**Recorded data:**
((
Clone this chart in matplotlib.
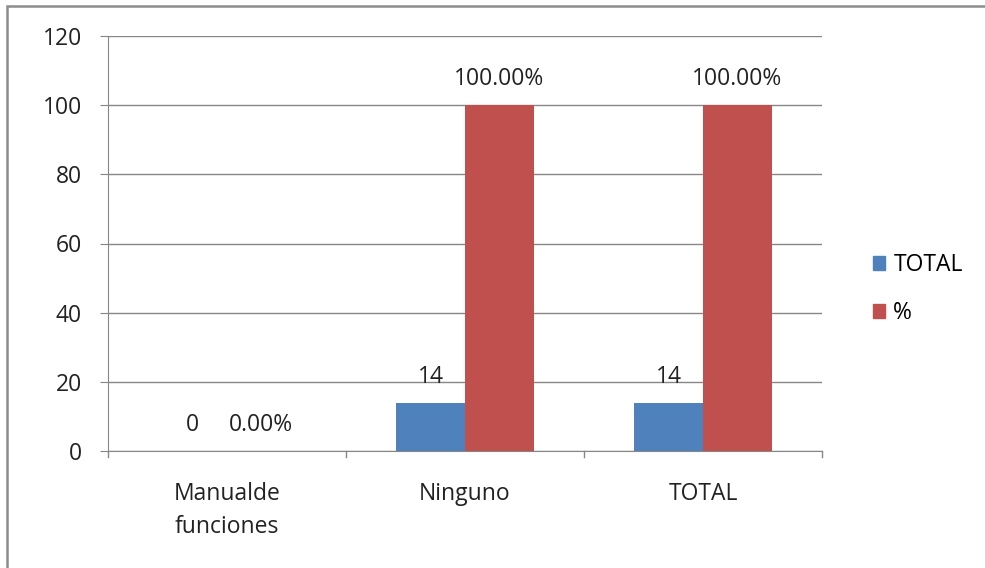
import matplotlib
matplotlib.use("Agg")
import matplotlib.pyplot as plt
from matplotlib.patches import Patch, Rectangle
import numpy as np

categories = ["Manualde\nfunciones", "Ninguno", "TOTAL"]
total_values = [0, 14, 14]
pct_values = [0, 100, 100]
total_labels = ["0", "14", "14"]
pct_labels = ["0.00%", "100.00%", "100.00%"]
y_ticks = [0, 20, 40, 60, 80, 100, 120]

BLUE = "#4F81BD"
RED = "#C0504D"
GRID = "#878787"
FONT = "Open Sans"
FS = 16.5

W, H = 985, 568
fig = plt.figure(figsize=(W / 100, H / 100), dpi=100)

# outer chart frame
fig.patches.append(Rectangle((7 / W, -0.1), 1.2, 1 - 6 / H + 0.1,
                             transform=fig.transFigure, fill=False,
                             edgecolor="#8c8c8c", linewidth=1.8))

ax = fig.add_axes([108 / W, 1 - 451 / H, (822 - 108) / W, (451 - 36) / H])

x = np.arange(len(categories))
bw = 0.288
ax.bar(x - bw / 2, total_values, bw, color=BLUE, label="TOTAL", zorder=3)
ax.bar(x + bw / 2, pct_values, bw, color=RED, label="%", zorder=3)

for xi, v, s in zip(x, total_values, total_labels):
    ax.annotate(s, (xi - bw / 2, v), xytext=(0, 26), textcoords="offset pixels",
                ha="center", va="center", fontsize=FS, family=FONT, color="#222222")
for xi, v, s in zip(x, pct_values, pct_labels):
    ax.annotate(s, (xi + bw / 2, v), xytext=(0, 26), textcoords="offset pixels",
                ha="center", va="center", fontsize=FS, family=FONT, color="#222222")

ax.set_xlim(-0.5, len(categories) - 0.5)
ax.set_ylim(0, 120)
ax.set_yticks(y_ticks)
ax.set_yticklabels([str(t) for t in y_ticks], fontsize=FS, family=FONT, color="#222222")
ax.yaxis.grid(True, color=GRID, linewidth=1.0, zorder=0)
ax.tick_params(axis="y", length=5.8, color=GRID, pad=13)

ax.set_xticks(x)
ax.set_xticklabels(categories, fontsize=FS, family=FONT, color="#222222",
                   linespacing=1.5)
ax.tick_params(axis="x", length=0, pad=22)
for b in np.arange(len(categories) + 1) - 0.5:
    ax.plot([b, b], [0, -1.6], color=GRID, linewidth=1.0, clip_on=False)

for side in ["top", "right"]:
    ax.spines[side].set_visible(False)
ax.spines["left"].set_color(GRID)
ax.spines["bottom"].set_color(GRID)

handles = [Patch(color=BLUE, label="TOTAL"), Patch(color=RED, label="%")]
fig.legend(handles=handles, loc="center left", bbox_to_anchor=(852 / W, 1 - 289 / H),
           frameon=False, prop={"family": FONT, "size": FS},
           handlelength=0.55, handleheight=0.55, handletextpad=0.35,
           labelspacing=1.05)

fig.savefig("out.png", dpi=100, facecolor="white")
))
The material above holds pictures; copy everything else in it exactly.

**Expected output:**
Clone this chart in matplotlib.
import matplotlib
matplotlib.use("Agg")
import matplotlib.pyplot as plt
from matplotlib.patches import Patch, Rectangle
import numpy as np

categories = ["Manualde\nfunciones", "Ninguno", "TOTAL"]
total_values = [0, 14, 14]
pct_values = [0, 100, 100]
total_labels = ["0", "14", "14"]
pct_labels = ["0.00%", "100.00%", "100.00%"]
y_ticks = [0, 20, 40, 60, 80, 100, 120]

BLUE = "#4F81BD"
RED = "#C0504D"
GRID = "#878787"
FONT = "Open Sans"
FS = 16.5

W, H = 985, 568
fig = plt.figure(figsize=(W / 100, H / 100), dpi=100)

# outer chart frame
fig.patches.append(Rectangle((7 / W, -0.1), 1.2, 1 - 6 / H + 0.1,
                             transform=fig.transFigure, fill=False,
                             edgecolor="#8c8c8c", linewidth=1.8))

ax = fig.add_axes([108 / W, 1 - 451 / H, (822 - 108) / W, (451 - 36) / H])

x = np.arange(len(categories))
bw = 0.288
ax.bar(x - bw / 2, total_values, bw, color=BLUE, label="TOTAL", zorder=3)
ax.bar(x + bw / 2, pct_values, bw, color=RED, label="%", zorder=3)

for xi, v, s in zip(x, total_values, total_labels):
    ax.annotate(s, (xi - bw / 2, v), xytext=(0, 26), textcoords="offset pixels",
                ha="center", va="center", fontsize=FS, family=FONT, color="#222222")
for xi, v, s in zip(x, pct_values, pct_labels):
    ax.annotate(s, (xi + bw / 2, v), xytext=(0, 26), textcoords="offset pixels",
                ha="center", va="center", fontsize=FS, family=FONT, color="#222222")

ax.set_xlim(-0.5, len(categories) - 0.5)
ax.set_ylim(0, 120)
ax.set_yticks(y_ticks)
ax.set_yticklabels([str(t) for t in y_ticks], fontsize=FS, family=FONT, color="#222222")
ax.yaxis.grid(True, color=GRID, linewidth=1.0, zorder=0)
ax.tick_params(axis="y", length=5.8, color=GRID, pad=13)

ax.set_xticks(x)
ax.set_xticklabels(categories, fontsize=FS, family=FONT, color="#222222",
                   linespacing=1.5)
ax.tick_params(axis="x", length=0, pad=22)
for b in np.arange(len(categories) + 1) - 0.5:
    ax.plot([b, b], [0, -1.6], color=GRID, linewidth=1.0, clip_on=False)

for side in ["top", "right"]:
    ax.spines[side].set_visible(False)
ax.spines["left"].set_color(GRID)
ax.spines["bottom"].set_color(GRID)

handles = [Patch(color=BLUE, label="TOTAL"), Patch(color=RED, label="%")]
fig.legend(handles=handles, loc="center left", bbox_to_anchor=(852 / W, 1 - 289 / H),
           frameon=False, prop={"family": FONT, "size": FS},
           handlelength=0.55, handleheight=0.55, handletextpad=0.35,
           labelspacing=1.05)

fig.savefig("out.png", dpi=100, facecolor="white")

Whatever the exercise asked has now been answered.